His apartment buzzer went off five or six times — apparently, whoever was trying to get in had made it up to his floor, because then there was a pounding at his door that eventually went away. Billy took refuge in his bathroom. It was only a matter of time before they came for him.

He, too, would be all over the newspapers and the Internet, and there would be clips of him on the news and on YouTube, his head bowed in disgrace. His behavior was justifiable, perhaps, because he needed money, but no one would see it that way. Why hadn’t he immediately turned the cross over to the Met? Because it would have besmirched Mrs. Houghton’s name. But she was dead, and now her name was besmirched anyway, and he was probably going to jail. In despair, he even wondered why he had ever moved to New York in the first place. Why couldn’t he have stayed in the Berkshires and been happy with what life had handed him in the beginning?

He opened his medicine cabinet and took out all his pills. He had several kinds now: two types of sleeping pills, Xanax, Prozac, and the Vicodin for his tooth pain. If he took all the pills and drank a bottle of vodka, he might be able to end it. But staring at the pills, he realized he didn’t even have the courage to kill himself.

He could at least knock himself out. He took two Vicodins, two Xanaxes, and one of each kind of sleeping pill. Within minutes, he was asleep in a vibrant, multicolored dream that seemed to go on forever.

Enid Merle was one of the first people to hear about Sandy Brewer’s arrest. A reporter from the paper who was on the scene called her immediately. As yet, all the facts weren’t in, and the conclusion was that Sandy had somehow managed to buy the cross from Mrs. Houghton, who had stolen it from the Met. This allegation, Enid knew, was false. While it was true that Louise had possessed the cross, Enid guessed that she hadn’t taken it from the Met but from Flossie Davis. Flossie had always been the obvious culprit, but what had never made sense to Enid was why Louise hadn’t returned the cross to the Met in the first place. Instead, she’d kept both the cross and the secret, protecting Flossie from being punished for her criminal act. Louise was a devout Catholic; perhaps a moral imperative had prevented her from revealing Flossie’s crime.
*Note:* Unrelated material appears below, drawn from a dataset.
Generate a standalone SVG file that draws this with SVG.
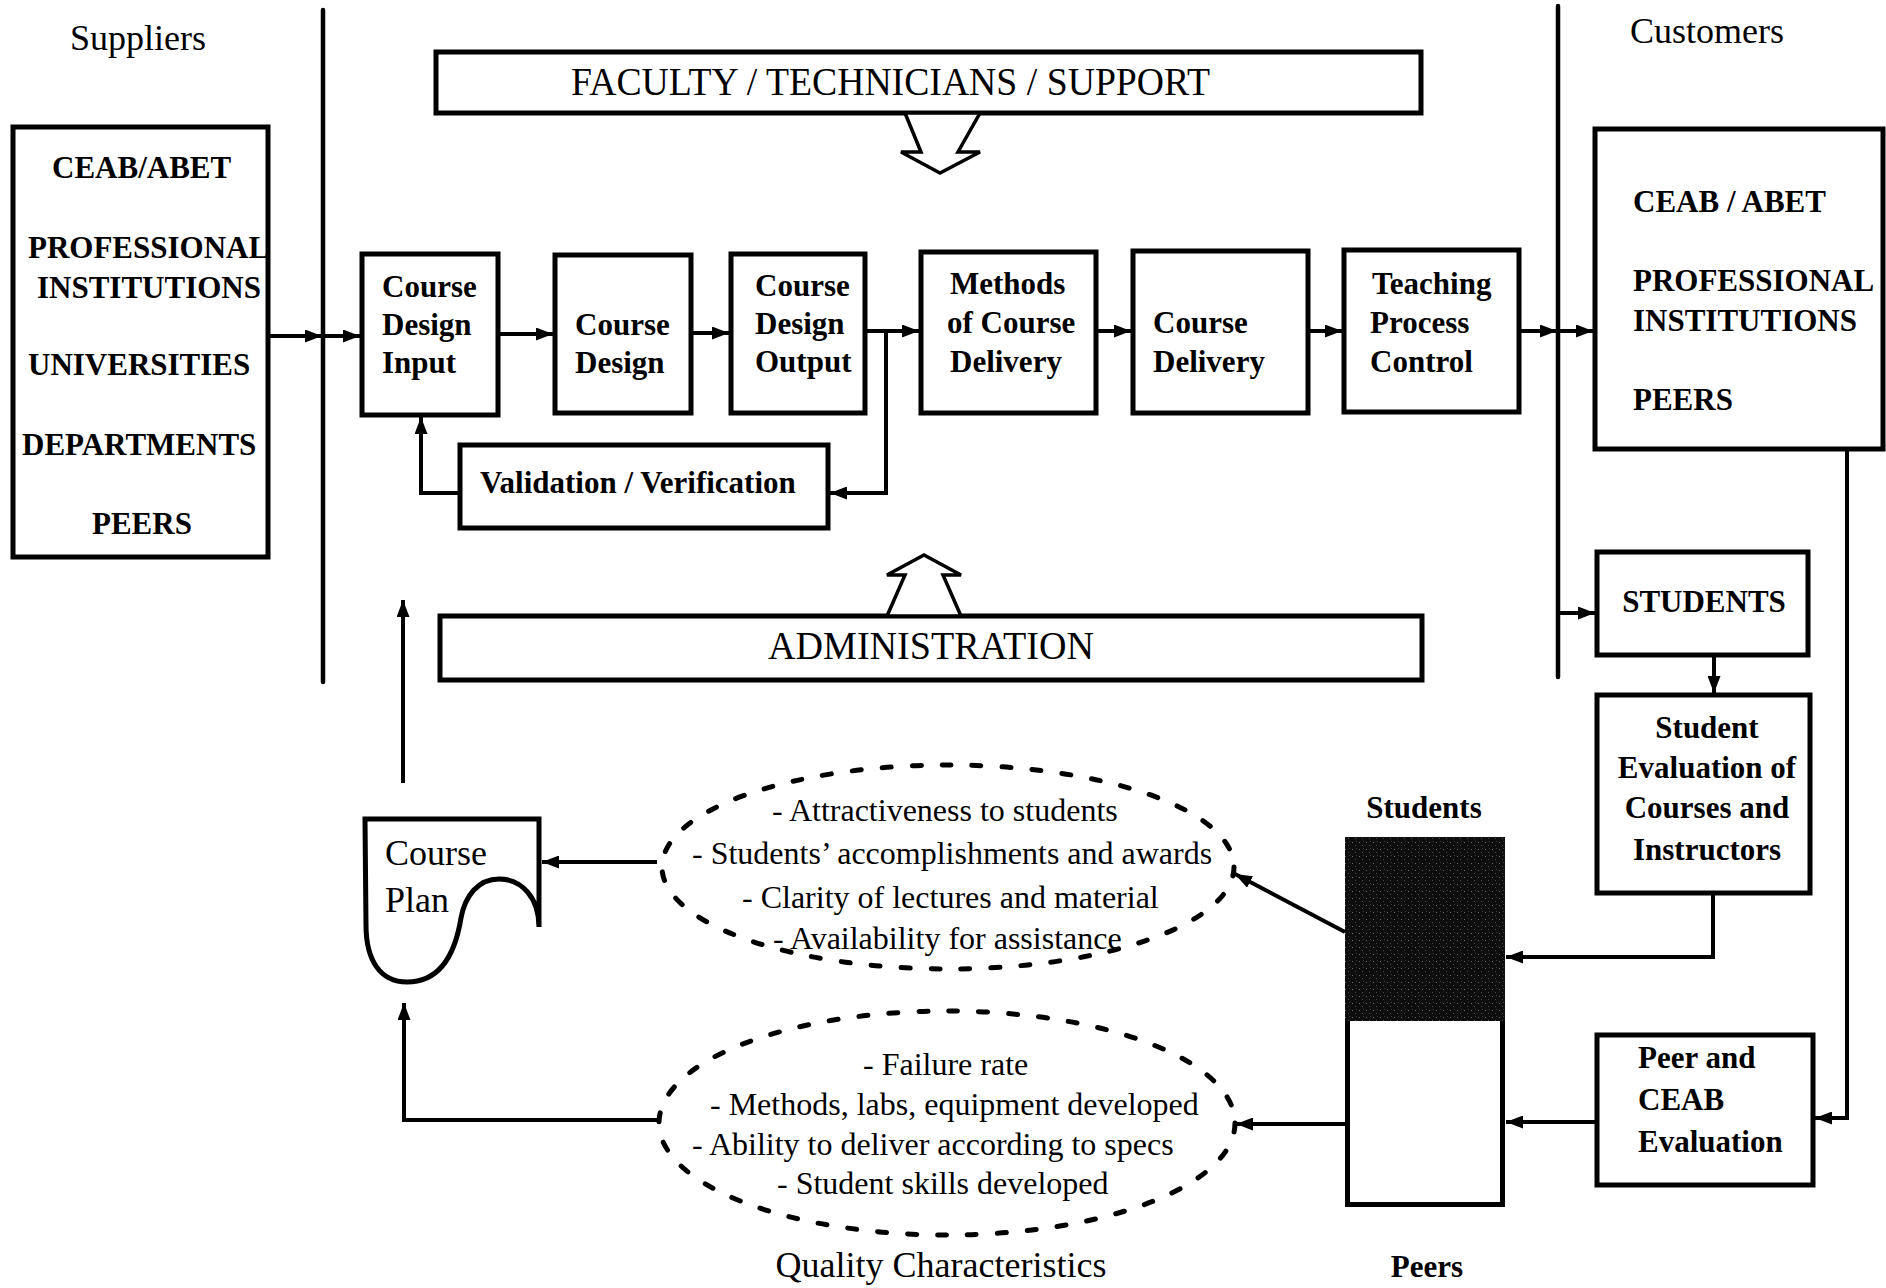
<svg xmlns="http://www.w3.org/2000/svg" width="1886" height="1288" viewBox="0 0 1886 1288">
  <style>
    .box { fill: #fff; stroke: #000; stroke-width: 5; }
    .line { fill: none; stroke: #000; stroke-width: 4; }
    .arr { marker-end: url(#ah); }
    .sep { fill: none; stroke: #000; stroke-width: 4.5; stroke-linecap: round; }
    .hollow { fill: #fff; stroke: #000; stroke-width: 3.5; stroke-linejoin: miter; }
    .dash { fill: none; stroke: #000; stroke-width: 5; stroke-dasharray: 9 21; stroke-linecap: round; }
    .serif { font-family: "Liberation Serif", "Times New Roman", serif; fill: #000; }
    .b { font-weight: bold; font-size: 31px; }
    .r { font-size: 32px; }
    .head { font-size: 36px; }
    .banner { font-size: 40px; }
  </style>
  <defs>
    <marker id="ah" viewBox="0 0 17 13" refX="17" refY="6.5" markerWidth="17" markerHeight="13" markerUnits="userSpaceOnUse" orient="auto">
      <path d="M0,0 L17,6.5 L0,13 Z" fill="#000"/>
    </marker>
    <pattern id="stipple" width="7" height="7" patternUnits="userSpaceOnUse">
      <rect width="7" height="7" fill="#0e0e0e"/>
      <rect x="1" y="2" width="1" height="1" fill="#6a6a6a"/>
      <rect x="4" y="5" width="1" height="1" fill="#4a4a4a"/>
      <rect x="5" y="1" width="1" height="1" fill="#3a3a3a"/>
    </pattern>
  </defs>

  <rect width="1886" height="1288" fill="#fff"/>

  <!-- column headings and separators -->
  <g id="suppliers-heading">
    <text class="serif head" x="138" y="50" text-anchor="middle">Suppliers</text>
  </g>
  <g id="customers-heading">
    <text class="serif head" x="1630" y="43">Customers</text>
  </g>
  <g id="separators">
    <path class="sep" d="M323,10 V682"/>
    <path class="sep" d="M1558,6 V677"/>
  </g>

  <!-- suppliers -->
  <g id="suppliers">
    <rect class="box" x="13" y="127" width="255" height="430"/>
    <text class="serif b" x="52" y="178" font-size="30.5">CEAB/ABET</text>
    <text class="serif b" x="28" y="258" font-size="30.5">PROFESSIONAL</text>
    <text class="serif b" x="37" y="298" font-size="30.5">INSTITUTIONS</text>
    <text class="serif b" x="28" y="375" font-size="30.5">UNIVERSITIES</text>
    <text class="serif b" x="22" y="455" font-size="30.5">DEPARTMENTS</text>
    <text class="serif b" x="92" y="534" font-size="30.5">PEERS</text>
  </g>

  <!-- customers -->
  <g id="customers">
    <rect class="box" x="1595" y="129" width="288" height="320"/>
    <text class="serif b" x="1633" y="212" font-size="30.5">CEAB / ABET</text>
    <text class="serif b" x="1633" y="291" font-size="30.5">PROFESSIONAL</text>
    <text class="serif b" x="1633" y="331" font-size="30.5">INSTITUTIONS</text>
    <text class="serif b" x="1633" y="410" font-size="30.5">PEERS</text>
  </g>

  <!-- resource banners with hollow arrows -->
  <g id="faculty">
    <rect class="box" x="436" y="52" width="985" height="61"/>
    <text class="serif banner" x="571" y="95" textLength="639" lengthAdjust="spacingAndGlyphs">FACULTY / TECHNICIANS / SUPPORT</text>
    <polygon class="hollow" points="905,113 921,152 901,152 940,173 980,152 958,152 980,113"/>
  </g>
  <g id="administration">
    <rect class="box" x="440" y="616" width="982" height="64"/>
    <text class="serif banner" x="768" y="659" textLength="326" lengthAdjust="spacingAndGlyphs">ADMINISTRATION</text>
    <polygon class="hollow" points="887,616 905,575 887,575 924,555 961,575 943,575 961,616"/>
  </g>

  <!-- teaching process chain -->
  <g id="course-design-input">
    <rect class="box" x="362" y="254" width="136" height="161"/>
    <text class="serif b" x="382" y="297">Course</text>
    <text class="serif b" x="382" y="335">Design</text>
    <text class="serif b" x="382" y="373">Input</text>
  </g>
  <g id="course-design">
    <rect class="box" x="555" y="255" width="136" height="158"/>
    <text class="serif b" x="575" y="335">Course</text>
    <text class="serif b" x="575" y="373">Design</text>
  </g>
  <g id="course-design-output">
    <rect class="box" x="731" y="254" width="134" height="159"/>
    <text class="serif b" x="755" y="296">Course</text>
    <text class="serif b" x="755" y="334">Design</text>
    <text class="serif b" x="755" y="372">Output</text>
  </g>
  <g id="methods-of-delivery">
    <rect class="box" x="921" y="252" width="175" height="161"/>
    <text class="serif b" x="950" y="294">Methods</text>
    <text class="serif b" x="947" y="333">of Course</text>
    <text class="serif b" x="950" y="372">Delivery</text>
  </g>
  <g id="course-delivery">
    <rect class="box" x="1133" y="251" width="175" height="162"/>
    <text class="serif b" x="1153" y="333">Course</text>
    <text class="serif b" x="1153" y="372">Delivery</text>
  </g>
  <g id="process-control">
    <rect class="box" x="1344" y="250" width="175" height="162"/>
    <text class="serif b" x="1372" y="294">Teaching</text>
    <text class="serif b" x="1370" y="333">Process</text>
    <text class="serif b" x="1370" y="372">Control</text>
  </g>
  <g id="validation">
    <rect class="box" x="460" y="445" width="368" height="83"/>
    <text class="serif b" x="480" y="493" font-size="32">Validation / Verification</text>
  </g>

  <!-- customer-side evaluation -->
  <g id="students">
    <rect class="box" x="1597" y="552" width="211" height="103"/>
    <text class="serif b" x="1704" y="612" text-anchor="middle">STUDENTS</text>
  </g>
  <g id="student-evaluation">
    <rect class="box" x="1597" y="695" width="213" height="198"/>
    <text class="serif b" x="1707" y="738" text-anchor="middle">Student</text>
    <text class="serif b" x="1707" y="778" text-anchor="middle">Evaluation of</text>
    <text class="serif b" x="1707" y="818" text-anchor="middle">Courses and</text>
    <text class="serif b" x="1707" y="860" text-anchor="middle">Instructors</text>
  </g>
  <g id="peer-evaluation">
    <rect class="box" x="1597" y="1035" width="216" height="150"/>
    <text class="serif b" x="1638" y="1068">Peer and</text>
    <text class="serif b" x="1638" y="1110">CEAB</text>
    <text class="serif b" x="1638" y="1152">Evaluation</text>
  </g>

  <!-- feedback bar: students (shaded) over peers -->
  <g id="feedback-bar">
    <rect class="box" x="1347.5" y="839.5" width="155" height="365"/>
    <rect x="1345" y="837" width="160" height="184" fill="url(#stipple)"/>
    <text class="serif b" x="1424" y="818" text-anchor="middle">Students</text>
    <text class="serif b" x="1427" y="1277" text-anchor="middle">Peers</text>
  </g>

  <!-- quality characteristics -->
  <g id="quality-students">
    <ellipse class="dash" cx="948" cy="867" rx="286" ry="102"/>
    <text class="serif r" x="772" y="821">- Attractiveness to students</text>
    <text class="serif r" x="692" y="864">- Students’ accomplishments and awards</text>
    <text class="serif r" x="742" y="908">- Clarity of lectures and material</text>
    <text class="serif r" x="773" y="949">- Availability for assistance</text>
  </g>
  <g id="quality-peers">
    <ellipse class="dash" cx="947" cy="1123" rx="288" ry="112"/>
    <text class="serif r" x="863" y="1075">- Failure rate</text>
    <text class="serif r" x="710" y="1115">- Methods, labs, equipment developed</text>
    <text class="serif r" x="692" y="1155">- Ability to deliver according to specs</text>
    <text class="serif r" x="777" y="1194">- Student skills developed</text>
  </g>
  <g id="quality-label">
    <text class="serif head" x="941" y="1277" text-anchor="middle" font-size="35.5">Quality Characteristics</text>
  </g>

  <!-- course plan document -->
  <g id="course-plan">
    <path class="box" d="M365,819 H539 V927 C539,898 522,879 499,879 C478,879 465,896 461,918 C455,955 440,982 407,982 C380,982 366,960 366,925 Z"/>
    <text class="serif head" x="385" y="865">Course</text>
    <text class="serif head" x="385" y="912">Plan</text>
  </g>

  <!-- connectors -->
  <g id="connectors">
    <path class="line arr" d="M268,336 H322"/>
    <path class="line arr" d="M324,336 H360"/>
    <path class="line arr" d="M498,334 H553"/>
    <path class="line arr" d="M691,333 H729"/>
    <path class="line arr" d="M865,331 H919"/>
    <path class="line arr" d="M886,331 V493 H830"/>
    <path class="line arr" d="M460,493 H421 V417"/>
    <path class="line arr" d="M1096,331 H1131"/>
    <path class="line arr" d="M1308,331 H1342"/>
    <path class="line arr" d="M1519,331 H1557"/>
    <path class="line arr" d="M1559,331 H1593"/>
    <path class="line arr" d="M1558,613 H1595"/>
    <path class="line arr" d="M1714,655 V693"/>
    <path class="line arr" d="M1713,893 V957 H1506"/>
    <path class="line arr" d="M1847,449 V1118 H1815"/>
    <path class="line arr" d="M1597,1122 H1506"/>
    <path class="line arr" d="M1345,932 L1235,874"/>
    <path class="line arr" d="M1345,1124 H1236"/>
    <path class="line arr" d="M657,862 H542"/>
    <path class="line arr" d="M657,1120 H404 V1003"/>
    <path class="line arr" d="M403,783 V600"/>
  </g>
</svg>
Or perhaps, Enid thought, there was another reason. Maybe Flossie had something on Louise. Enid should have gotten to the bottom of this mystery long ago, but she’d never considered it important enough. At the moment, there wasn’t time. She had a column due, and since it concerned Louise Houghton, she would have to write it herself.

Enid looked through several printed pages of research on Sandy and Connie Brewer. The story wasn’t of much importance in the larger world — certainly nowhere near the impact of a presidential election, or the innocent murder of civilians caught in a war, or all and any of the insults and indignities suffered by the common man. It was only about New York “society.” And yet, she reminded herself, the desire for some kind of society was an innate human trait, for without it, there could be no hope of civilized man. Picking out a clip of an article from Vanity Fair written about Connie Brewer and her fabulous country house in the Hamptons, Enid wondered if it was possible to have a desire for too much society. The Brewers had everything in life — four children, a private plane, no worries.

But it wasn’t enough, and now the children’s daddy might be going to jail.

It was ironic that Sandy Brewer and Mrs. Enid Houghton should end up in the same sentence. If Mrs. Houghton had been alive, she never would have acknowledged an arriviste like Sandy. Enid sat back in her chair. There was a big chunk of the story missing, but her column was due in four hours.

Positioning her hands above the keyboard, she wrote, “Louise Houghton was a good friend of mine.”

Eight hours later, Billy Litchfield woke up in his claw-footed bathtub.

Checking his arms and legs, he was surprised to find himself still very much alive — and inexplicably exultant. It was the middle of the night; nevertheless, he felt an overwhelming desire to hear David Bowie. Sliding a CD into the machine, he thought, Why not? and decided to play the entire four hours of a two-CD set spanning Bowie’s career from 1967 to 1993.